━━ Information provided ━━

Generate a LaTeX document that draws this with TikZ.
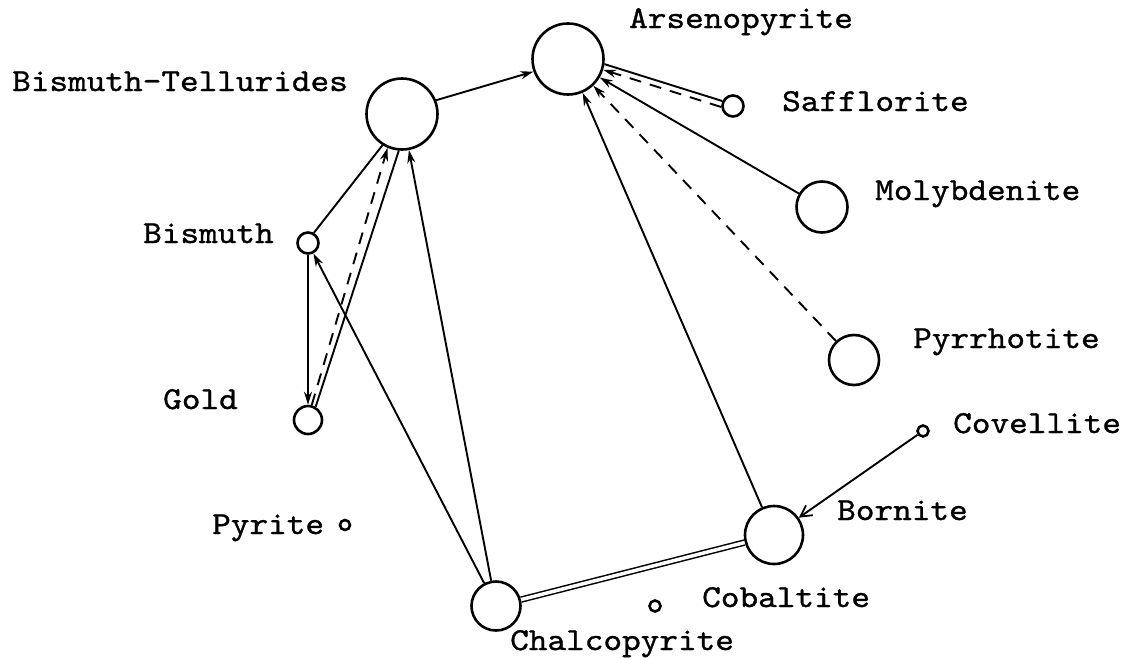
\documentclass[tikz,border=0pt]{standalone}
\usepackage{fontspec}
\usetikzlibrary{arrows.meta}
\newfontfamily\twfont[FakeStretch=1.11,FakeBold=1.0]{lmmono10-regular.otf}
\newcommand{\lbfont}{\twfont\fontsize{32}{32}\selectfont}
\begin{document}
\begin{tikzpicture}[x=1pt,y=-1pt,
  mineral/.style={circle,draw,line width=2.6pt,inner sep=0pt,minimum size=#1},
  lbl/.style={anchor=base west,inner sep=0pt,font=\lbfont},
  ln/.style={line width=1.9pt},
  dsh/.style={dash pattern=on 12pt off 9pt},
  arr/.style={-{Stealth[length=13pt,width=8pt]}},
  barb/.style={-{Straight Barb[length=11pt,width=12pt,line width=1.8pt]}}]
\useasboundingbox (0,0) rectangle (1133,657);

% minerals
\node[mineral=71pt] (ars) at (568,59) {};
\node[mineral=71pt] (bt) at (402,114) {};
\node[mineral=21pt] (saf) at (733,106) {};
\node[mineral=51pt] (mol) at (822,207) {};
\node[mineral=50pt] (pyr) at (854,360) {};
\node[mineral=21pt] (bis) at (308,243) {};
\node[mineral=28pt] (gold) at (308,420) {};
\node[mineral=49pt] (cha) at (496,606) {};
\node[mineral=58pt] (bor) at (774,535) {};
\node[mineral=11pt] (cov) at (923,431) {};
\node[mineral=11pt] (cob) at (655,606) {};
\node[mineral=10pt] (pyrite) at (345,525) {};

% labels
\node[lbl] (arsl) at (629,28) {Arsenopyrite};
\node[lbl] (btl) at (12,91) {Bismuth-Tellurides};
\node[lbl] (safl) at (782,111) {Safflorite};
\node[lbl] (moll) at (875,200) {Molybdenite};
\node[lbl] (pyrl) at (913,348) {Pyrrhotite};
\node[lbl] (covl) at (953,433) {Covellite};
\node[lbl] (borl) at (837,520) {Bornite};
\node[lbl] (cobl) at (702,607) {Cobaltite};
\node[lbl] (chal) at (510,650) {Chalcopyrite};
\node[lbl] (bisl) at (143,243) {Bismuth};
\node[lbl] (goldl) at (163,409) {Gold};
\node[lbl] (pyritel) at (212,534) {Pyrite};

% connectors
\draw[ln,arr] (bt.22) -- (ars.200);
\draw[ln] (saf.155) -- (ars.-8);
\draw[ln,dsh,arr] (saf.185) -- (ars.-17);
\draw[ln,arr] (mol) -- (ars);
\draw[ln,dsh,arr] (pyr) -- (ars);
\draw[ln,arr] (bor) -- (ars);
\draw[ln,barb] (cov) -- (bor);
\draw[line width=1.5pt,double,double distance=3.5pt] (cha) -- (bor);
\draw[ln,arr] (cha) -- (bt);
\draw[ln,arr] (cha) -- (bis);
\draw[ln] (bis.60) -- (bt.238);
\draw[ln,dsh,arr] (gold.76) -- (bt.247);
\draw[ln] (gold.60) -- (bt.265);
\draw[ln,arr] (bis.south) -- (gold.north);
\end{tikzpicture}
\end{document}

━━━

→ Instructions for the task:
Leave the pictures out, and print every line of the listing exactly as written.

→ Task answer:
Generate a LaTeX document that draws this with TikZ.
\documentclass[tikz,border=0pt]{standalone}
\usepackage{fontspec}
\usetikzlibrary{arrows.meta}
\newfontfamily\twfont[FakeStretch=1.11,FakeBold=1.0]{lmmono10-regular.otf}
\newcommand{\lbfont}{\twfont\fontsize{32}{32}\selectfont}
\begin{document}
\begin{tikzpicture}[x=1pt,y=-1pt,
  mineral/.style={circle,draw,line width=2.6pt,inner sep=0pt,minimum size=#1},
  lbl/.style={anchor=base west,inner sep=0pt,font=\lbfont},
  ln/.style={line width=1.9pt},
  dsh/.style={dash pattern=on 12pt off 9pt},
  arr/.style={-{Stealth[length=13pt,width=8pt]}},
  barb/.style={-{Straight Barb[length=11pt,width=12pt,line width=1.8pt]}}]
\useasboundingbox (0,0) rectangle (1133,657);

% minerals
\node[mineral=71pt] (ars) at (568,59) {};
\node[mineral=71pt] (bt) at (402,114) {};
\node[mineral=21pt] (saf) at (733,106) {};
\node[mineral=51pt] (mol) at (822,207) {};
\node[mineral=50pt] (pyr) at (854,360) {};
\node[mineral=21pt] (bis) at (308,243) {};
\node[mineral=28pt] (gold) at (308,420) {};
\node[mineral=49pt] (cha) at (496,606) {};
\node[mineral=58pt] (bor) at (774,535) {};
\node[mineral=11pt] (cov) at (923,431) {};
\node[mineral=11pt] (cob) at (655,606) {};
\node[mineral=10pt] (pyrite) at (345,525) {};

% labels
\node[lbl] (arsl) at (629,28) {Arsenopyrite};
\node[lbl] (btl) at (12,91) {Bismuth-Tellurides};
\node[lbl] (safl) at (782,111) {Safflorite};
\node[lbl] (moll) at (875,200) {Molybdenite};
\node[lbl] (pyrl) at (913,348) {Pyrrhotite};
\node[lbl] (covl) at (953,433) {Covellite};
\node[lbl] (borl) at (837,520) {Bornite};
\node[lbl] (cobl) at (702,607) {Cobaltite};
\node[lbl] (chal) at (510,650) {Chalcopyrite};
\node[lbl] (bisl) at (143,243) {Bismuth};
\node[lbl] (goldl) at (163,409) {Gold};
\node[lbl] (pyritel) at (212,534) {Pyrite};

% connectors
\draw[ln,arr] (bt.22) -- (ars.200);
\draw[ln] (saf.155) -- (ars.-8);
\draw[ln,dsh,arr] (saf.185) -- (ars.-17);
\draw[ln,arr] (mol) -- (ars);
\draw[ln,dsh,arr] (pyr) -- (ars);
\draw[ln,arr] (bor) -- (ars);
\draw[ln,barb] (cov) -- (bor);
\draw[line width=1.5pt,double,double distance=3.5pt] (cha) -- (bor);
\draw[ln,arr] (cha) -- (bt);
\draw[ln,arr] (cha) -- (bis);
\draw[ln] (bis.60) -- (bt.238);
\draw[ln,dsh,arr] (gold.76) -- (bt.247);
\draw[ln] (gold.60) -- (bt.265);
\draw[ln,arr] (bis.south) -- (gold.north);
\end{tikzpicture}
\end{document}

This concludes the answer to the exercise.